- Born: August 27, 1949 (age 77) Trenton, New Jersey, U.S.
- Education: Massachusetts Institute of Technology Princeton University
- Awards: Bernard M. Gordon Prize for Innovation in Engineering and Technology (2005) Chester F. Carlson Award for Innovation in Engineering Education, (ASEE,1997) Anita Borg Institute Women of Vision Award for Social Impact (2007) IEEE Fellow (1993) IEEE Third Millennium Medal (2000)
- Scientific career
- Fields: Signal processing
- Workplaces: Purdue University
- Doctoral advisor: Kenneth Steiglitz

= Leah Jamieson =

American engineer (born 1949)

Leah H. Jamieson (born August 27, 1949) is an American engineering educator, currently the Ransburg Distinguished Professor of Electrical and Computer Engineering at Purdue University. Jamieson was a co-founder of the Engineering Projects in Community Service program (EPICS), a multi-university engineering design program that operates in a service-learning context. She is a recipient of the Gordon Prize. From 2006-2017, she served as the John A. Edwardson Dean of Engineering at Purdue.

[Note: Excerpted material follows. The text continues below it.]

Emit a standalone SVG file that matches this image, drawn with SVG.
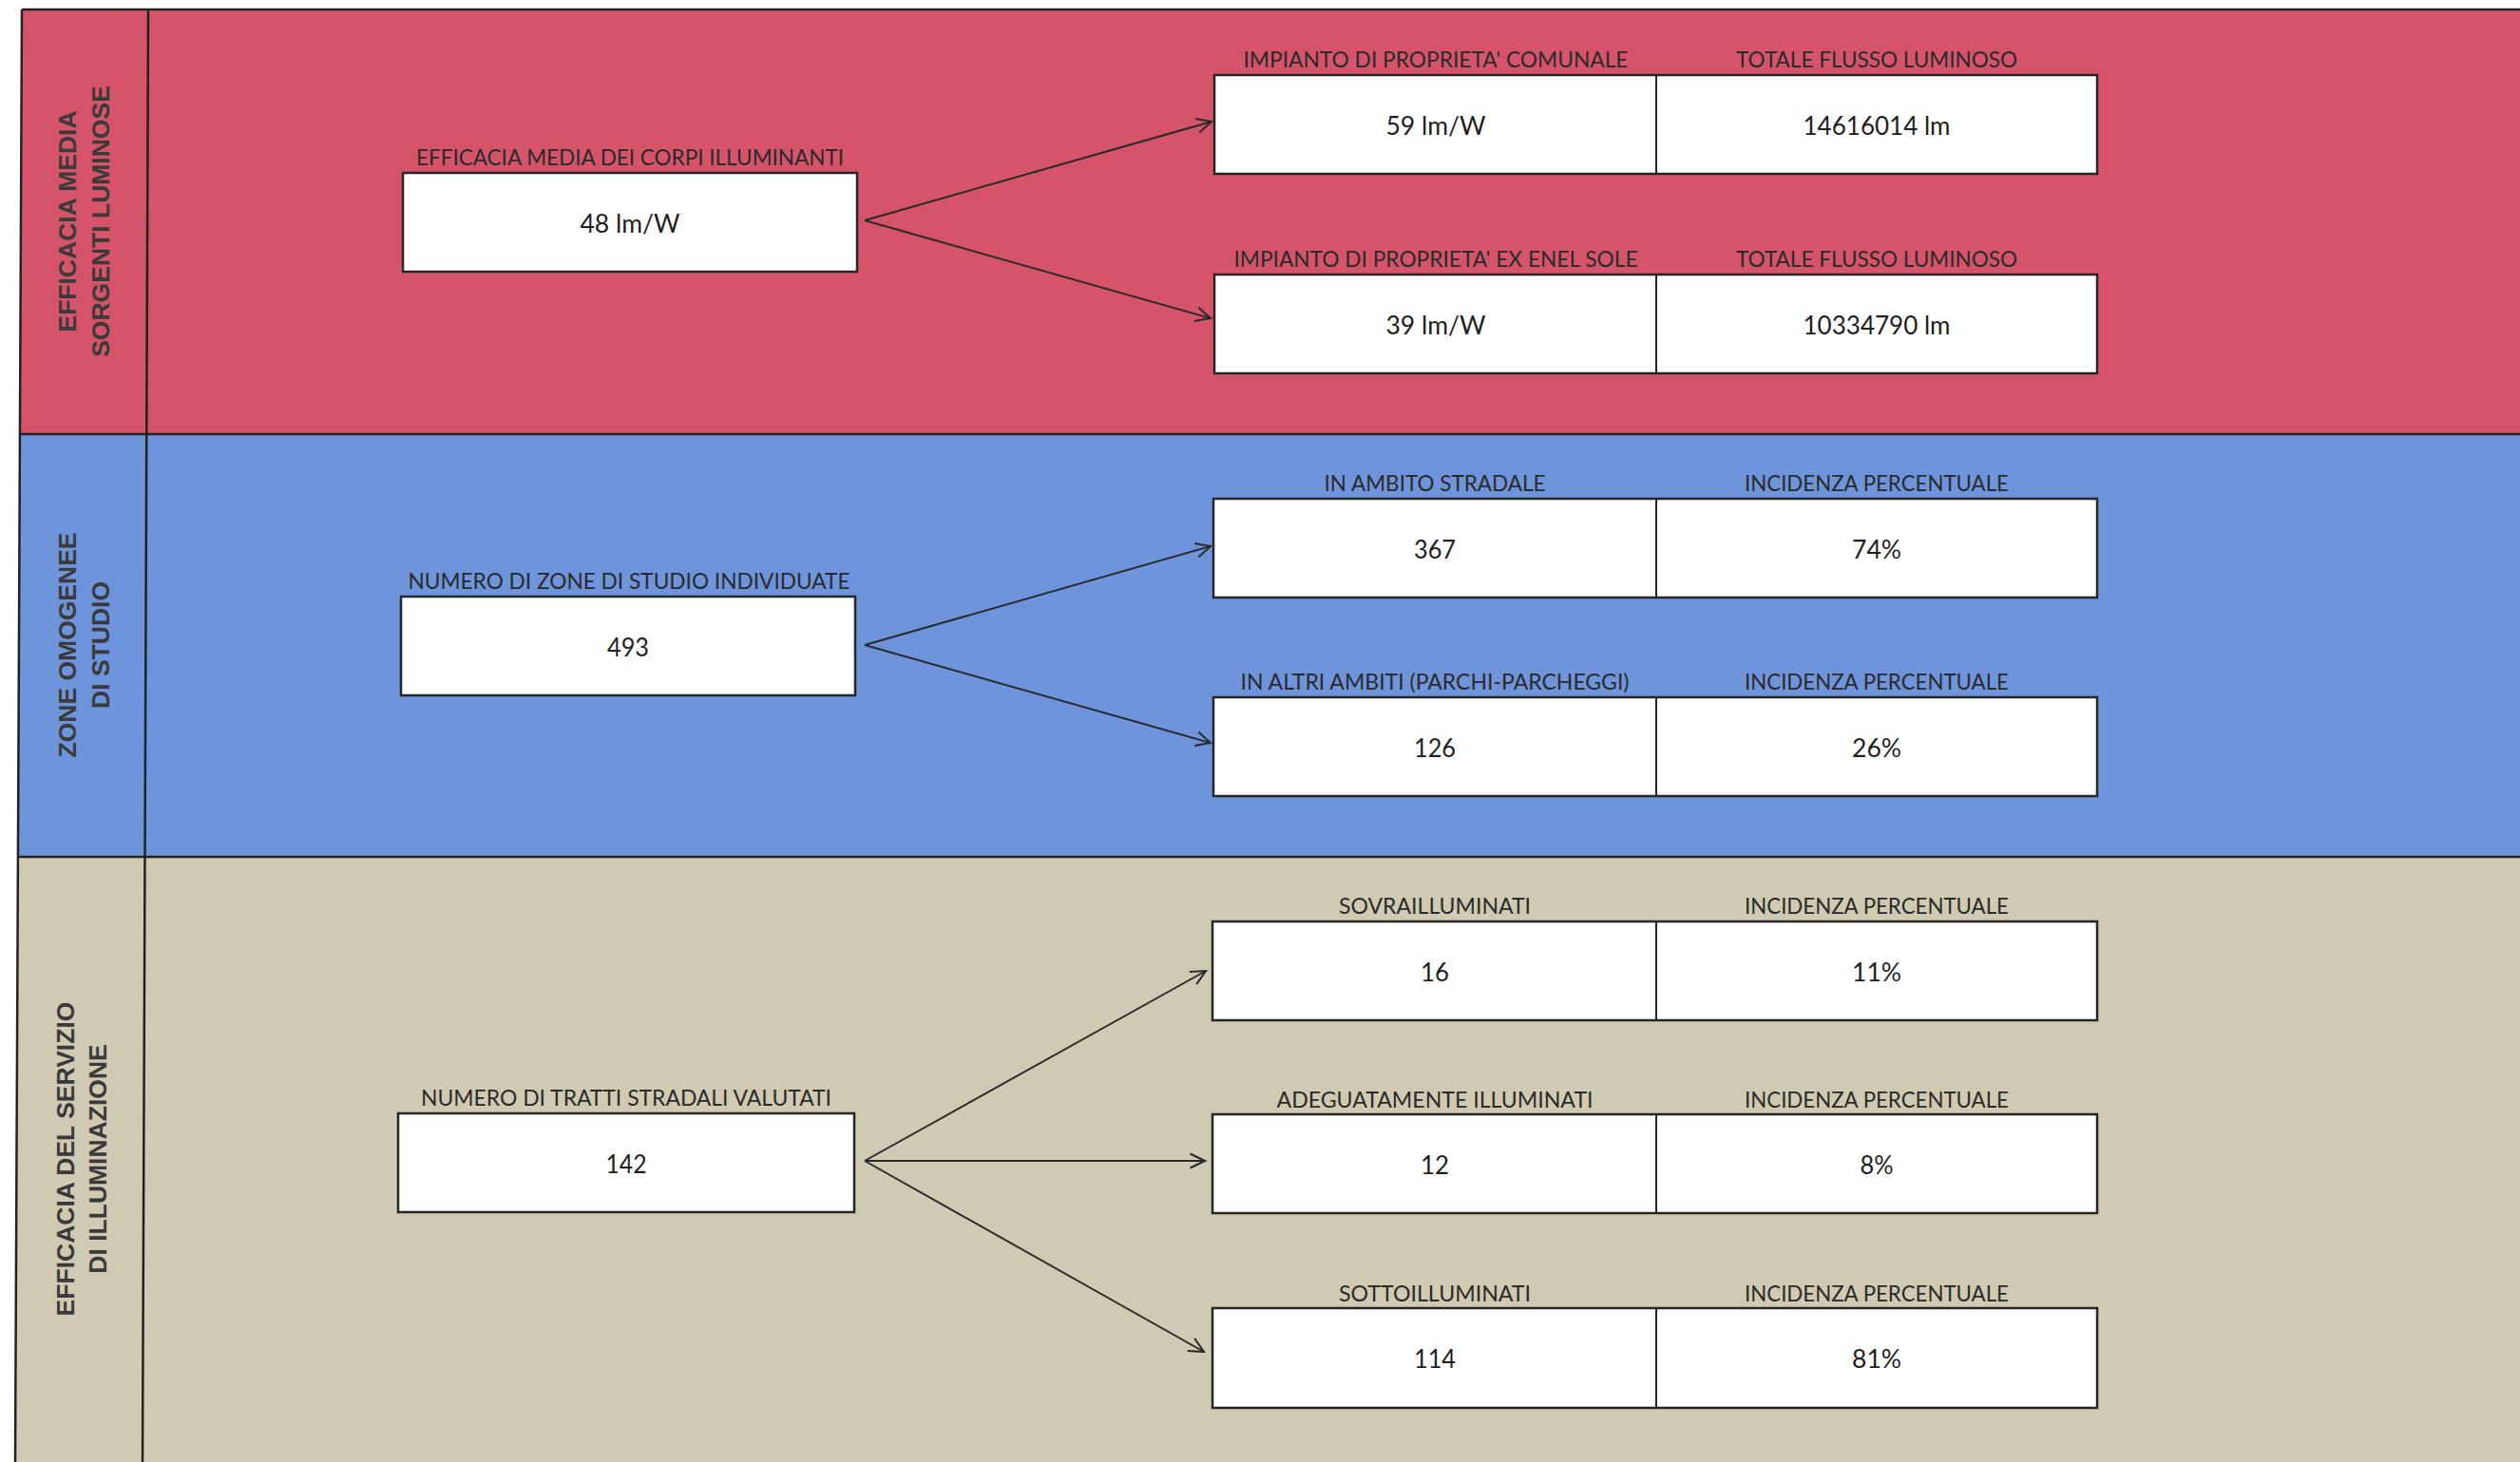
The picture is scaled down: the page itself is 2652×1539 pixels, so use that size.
<svg xmlns="http://www.w3.org/2000/svg" width="2652" height="1539" viewBox="0 0 2652 1539">
<defs>
<style>
.lbl{font-family:Lato,"Open Sans","Liberation Sans",sans-serif;font-size:23px;fill:#2a2a2a;text-anchor:middle}
.val{font-family:Lato,"Open Sans","Liberation Sans",sans-serif;font-size:26px;fill:#1e1e1e;text-anchor:middle}
.side{font-family:"Liberation Sans",Arial,sans-serif;font-weight:bold;font-size:26.5px;fill:#3a3a3a;text-anchor:middle}
.box{fill:#ffffff;stroke:#262626;stroke-width:2.5}
.div{stroke:#262626;stroke-width:2}
.edge{stroke:#2a2a2a;stroke-width:2;fill:none;marker-end:url(#arr)}
.frame{stroke:#222;stroke-width:2.5;fill:none}
</style>
<marker id="arr" markerUnits="userSpaceOnUse" viewBox="-18 -10 20 20" refX="0" refY="0" markerWidth="20" markerHeight="20" orient="auto">
<path d="M-15.5,-7.5 L0,0 L-15.5,7.5" fill="none" stroke="#2a2a2a" stroke-width="2"/>
</marker>
</defs>
<rect x="0" y="0" width="2652" height="1539" fill="#ffffff"/>

<g id="bands">
<polygon points="23,10 2652,10 2652,457 21,457" fill="#d5546a"/>
<polygon points="21,457 2652,457 2652,902 19,902" fill="#6e94dc"/>
<polygon points="19,902 2652,902 2652,1539 16,1539" fill="#cfcab1"/>
<line class="frame" x1="23" y1="10" x2="2652" y2="10"/>
<line class="frame" x1="23" y1="10" x2="16" y2="1539"/>
<line class="frame" x1="156" y1="10" x2="150" y2="1539"/>
<line class="frame" x1="21" y1="457" x2="2652" y2="457"/>
<line class="frame" x1="19" y1="902" x2="2652" y2="902"/>
</g>

<g id="lane-efficacia-media">
<text class="side" transform="translate(80,233) rotate(-90)">EFFICACIA MEDIA</text>
<text class="side" transform="translate(115,233) rotate(-90)">SORGENTI LUMINOSE</text>
</g>
<g id="lane-zone-omogenee">
<text class="side" transform="translate(80,679) rotate(-90)">ZONE OMOGENEE</text>
<text class="side" transform="translate(115,679) rotate(-90)">DI STUDIO</text>
</g>
<g id="lane-efficacia-servizio">
<text class="side" transform="translate(78,1220) rotate(-90)">EFFICACIA DEL SERVIZIO</text>
<text class="side" transform="translate(112,1220) rotate(-90)">DI ILLUMINAZIONE</text>
</g>

<g id="connectors">
<line class="edge" x1="910" y1="232" x2="1275" y2="128"/>
<line class="edge" x1="910" y1="232" x2="1274" y2="335"/>
<line class="edge" x1="910" y1="679" x2="1274" y2="575"/>
<line class="edge" x1="910" y1="679" x2="1274" y2="782"/>
<line class="edge" x1="910" y1="1222" x2="1269" y2="1022"/>
<line class="edge" x1="910" y1="1222" x2="1268" y2="1222"/>
<line class="edge" x1="910" y1="1222" x2="1267" y2="1423"/>
</g>

<g id="node-efficacia-corpi">
<text class="lbl" x="663" y="174" textLength="450" lengthAdjust="spacingAndGlyphs">EFFICACIA MEDIA DEI CORPI ILLUMINANTI</text>
<rect class="box" x="424" y="182" width="478" height="104"/>
<text class="val" x="663" y="245" textLength="105" lengthAdjust="spacingAndGlyphs">48 lm/W</text>
</g>

<g id="node-comunale">
<text class="lbl" x="1511" y="71" textLength="405" lengthAdjust="spacingAndGlyphs">IMPIANTO DI PROPRIETA' COMUNALE</text>
<text class="lbl" x="1975" y="71" textLength="296" lengthAdjust="spacingAndGlyphs">TOTALE FLUSSO LUMINOSO</text>
<rect class="box" x="1278" y="79" width="929" height="104"/>
<line class="div" x1="1743" y1="79" x2="1743" y2="183"/>
<text class="val" x="1511" y="142" textLength="105" lengthAdjust="spacingAndGlyphs">59 lm/W</text>
<text class="val" x="1975" y="142" textLength="155" lengthAdjust="spacingAndGlyphs">14616014 lm</text>
</g>

<g id="node-enel-sole">
<text class="lbl" x="1511" y="281" textLength="425" lengthAdjust="spacingAndGlyphs">IMPIANTO DI PROPRIETA' EX ENEL SOLE</text>
<text class="lbl" x="1975" y="281" textLength="296" lengthAdjust="spacingAndGlyphs">TOTALE FLUSSO LUMINOSO</text>
<rect class="box" x="1278" y="289" width="929" height="104"/>
<line class="div" x1="1743" y1="289" x2="1743" y2="393"/>
<text class="val" x="1511" y="352" textLength="105" lengthAdjust="spacingAndGlyphs">39 lm/W</text>
<text class="val" x="1975" y="352" textLength="155" lengthAdjust="spacingAndGlyphs">10334790 lm</text>
</g>

<g id="node-zone-studio">
<text class="lbl" x="662" y="620" textLength="465" lengthAdjust="spacingAndGlyphs">NUMERO DI ZONE DI STUDIO INDIVIDUATE</text>
<rect class="box" x="422" y="628" width="478" height="104"/>
<text class="val" x="661" y="691" textLength="44" lengthAdjust="spacingAndGlyphs">493</text>
</g>

<g id="node-ambito-stradale">
<text class="lbl" x="1510" y="517" textLength="233" lengthAdjust="spacingAndGlyphs">IN AMBITO STRADALE</text>
<text class="lbl" x="1975" y="517" textLength="278" lengthAdjust="spacingAndGlyphs">INCIDENZA PERCENTUALE</text>
<rect class="box" x="1277" y="525" width="930" height="104"/>
<line class="div" x1="1743" y1="525" x2="1743" y2="629"/>
<text class="val" x="1510" y="588" textLength="44" lengthAdjust="spacingAndGlyphs">367</text>
<text class="val" x="1975" y="588" textLength="52" lengthAdjust="spacingAndGlyphs">74%</text>
</g>

<g id="node-altri-ambiti">
<text class="lbl" x="1510" y="726" textLength="409" lengthAdjust="spacingAndGlyphs">IN ALTRI AMBITI (PARCHI-PARCHEGGI)</text>
<text class="lbl" x="1975" y="726" textLength="278" lengthAdjust="spacingAndGlyphs">INCIDENZA PERCENTUALE</text>
<rect class="box" x="1277" y="734" width="930" height="104"/>
<line class="div" x1="1743" y1="734" x2="1743" y2="838"/>
<text class="val" x="1510" y="797" textLength="44" lengthAdjust="spacingAndGlyphs">126</text>
<text class="val" x="1975" y="797" textLength="52" lengthAdjust="spacingAndGlyphs">26%</text>
</g>

<g id="node-tratti-stradali">
<text class="lbl" x="659" y="1164" textLength="432" lengthAdjust="spacingAndGlyphs">NUMERO DI TRATTI STRADALI VALUTATI</text>
<rect class="box" x="419" y="1172" width="480" height="104"/>
<text class="val" x="659" y="1235" textLength="43" lengthAdjust="spacingAndGlyphs">142</text>
</g>

<g id="node-sovrailluminati">
<text class="lbl" x="1510" y="962" textLength="202" lengthAdjust="spacingAndGlyphs">SOVRAILLUMINATI</text>
<text class="lbl" x="1975" y="962" textLength="278" lengthAdjust="spacingAndGlyphs">INCIDENZA PERCENTUALE</text>
<rect class="box" x="1276" y="970" width="931" height="104"/>
<line class="div" x1="1743" y1="970" x2="1743" y2="1074"/>
<text class="val" x="1510" y="1033" textLength="30" lengthAdjust="spacingAndGlyphs">16</text>
<text class="val" x="1975" y="1033" textLength="52" lengthAdjust="spacingAndGlyphs">11%</text>
</g>

<g id="node-adeguatamente">
<text class="lbl" x="1510" y="1166" textLength="333" lengthAdjust="spacingAndGlyphs">ADEGUATAMENTE ILLUMINATI</text>
<text class="lbl" x="1975" y="1166" textLength="278" lengthAdjust="spacingAndGlyphs">INCIDENZA PERCENTUALE</text>
<rect class="box" x="1276" y="1173" width="931" height="104"/>
<line class="div" x1="1743" y1="1173" x2="1743" y2="1277"/>
<text class="val" x="1510" y="1236" textLength="30" lengthAdjust="spacingAndGlyphs">12</text>
<text class="val" x="1975" y="1236" textLength="35" lengthAdjust="spacingAndGlyphs">8%</text>
</g>

<g id="node-sottoilluminati">
<text class="lbl" x="1510" y="1370" textLength="202" lengthAdjust="spacingAndGlyphs">SOTTOILLUMINATI</text>
<text class="lbl" x="1975" y="1370" textLength="278" lengthAdjust="spacingAndGlyphs">INCIDENZA PERCENTUALE</text>
<rect class="box" x="1276" y="1377" width="931" height="105"/>
<line class="div" x1="1743" y1="1377" x2="1743" y2="1482"/>
<text class="val" x="1510" y="1440" textLength="44" lengthAdjust="spacingAndGlyphs">114</text>
<text class="val" x="1975" y="1440" textLength="52" lengthAdjust="spacingAndGlyphs">81%</text>
</g>
</svg>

Jamieson was elected a member of the US National Academy of Engineering in 2005 for innovations in integrating engineering education and community service. She served as the 2007 President and CEO of the Institute of Electrical and Electronics Engineers (IEEE).

==Biography==
Jamieson was born in 1949 and grew up in New Jersey. She received the B.S. degree in mathematics in 1972 from the Massachusetts Institute of Technology (MIT). She received M.A. and M.S.E. degrees in 1974 and a Ph.D. in 1977, all three from Princeton University.

Jamieson has worked as Professor of Engineering at Purdue University since 1976. Her research interests include speech analysis and recognition; the design and analysis of parallel processing algorithms; and the application of parallel processing to the areas of digital speech, image, and signal processing. She has authored over 200 journal and conference papers in these areas and has co-edited books on algorithmically specialized parallel computers (Academic Press, 1985) and the characteristics of parallel algorithms (MIT Press, 1987). She served Purdue as Director of the Graduate Program in Electrical Engineering (1990–94), Director of Graduate Admissions (1994–96), Interim Head of the School of Electrical and Computer Engineering (2002), and Associate Dean of Engineering for Undergraduate Education (2004–06). She is currently the Ransburg Distinguished Professor of Electrical and Computer Engineering at Purdue University and holds a courtesy appointment in Purdue's School of Engineering Education. From 2006-2017, she served as the John A. Edwardson Dean of Engineering at Purdue.

==Engineering Projects in Community Service==

In Fall 1995 Jamieson and her Purdue colleague Edward J. Coyle founded Engineering Projects in Community Service, an academic engineering design program that operates in a service-learning context.
The program, which was initially offered only at Purdue, is available at present in 18 universities. It offers students from multiple disciplines with the opportunity to be part of engineering project design teams that work with nonprofit community organizations. The teams provide technological solutions to challenges faced by the community organizations and their target audiences. Examples of EPICS projects include the Spanish In Action Project at Butler University, which provides students with a web-based computer game that helps them learn Spanish vocabulary; and the Sensor Network Air Pollution Monitoring project at Drexel University that allows measurement of diesel particulate concentration in Philadelphia's neighborhoods. For founding and administering EPICS, Jamieson has received in 2005 the Bernard M. Gordon Prize for Innovation in Engineering and Technology (with colleagues Edward J. Coyle and William C. Oakes).
In 2008 the EPICS program has announced EPICS High, an extension of the program's scope to integrate high school students in the design teams.

==Presidency of IEEE==

In November 2005 Jamieson was elected 2006 President-elect by members of the Institute of Electrical and Electronics Engineers (IEEE). IEEE the world's largest technical professional society, focused on electrical engineering, computer engineering, computer science and the related arts and sciences. The other candidates in the 2005 elections were Gerald Peterson and James M. Tien.

Jamieson served as president and CEO of IEEE in 2007. Her presidency was characterized by a strong effort to redefine and expand the strategic planning process within IEEE, and to start an IEEE public visibility program. Other notable developments during her presidency included expansion of IEEE's pre-university engineering education programs and reorganization of the IEEE Regional Activities Board (renamed Member and Geographical Activities Board).

==Publications==
- 1985, Algorithmically Specialized Parallel Computers (1985, Academic Press, ISBN 0-12-654130-2), Editor, with Lawrence Snyder, Dennis B. Gannon and Howard Jay Siegel.
- 1987, The Characteristics of Parallel Algorithms (1987, MIT Press, ISBN 978-0-262-10036-6), Editor, with Dennis B. Gannon and Robert J. Douglass.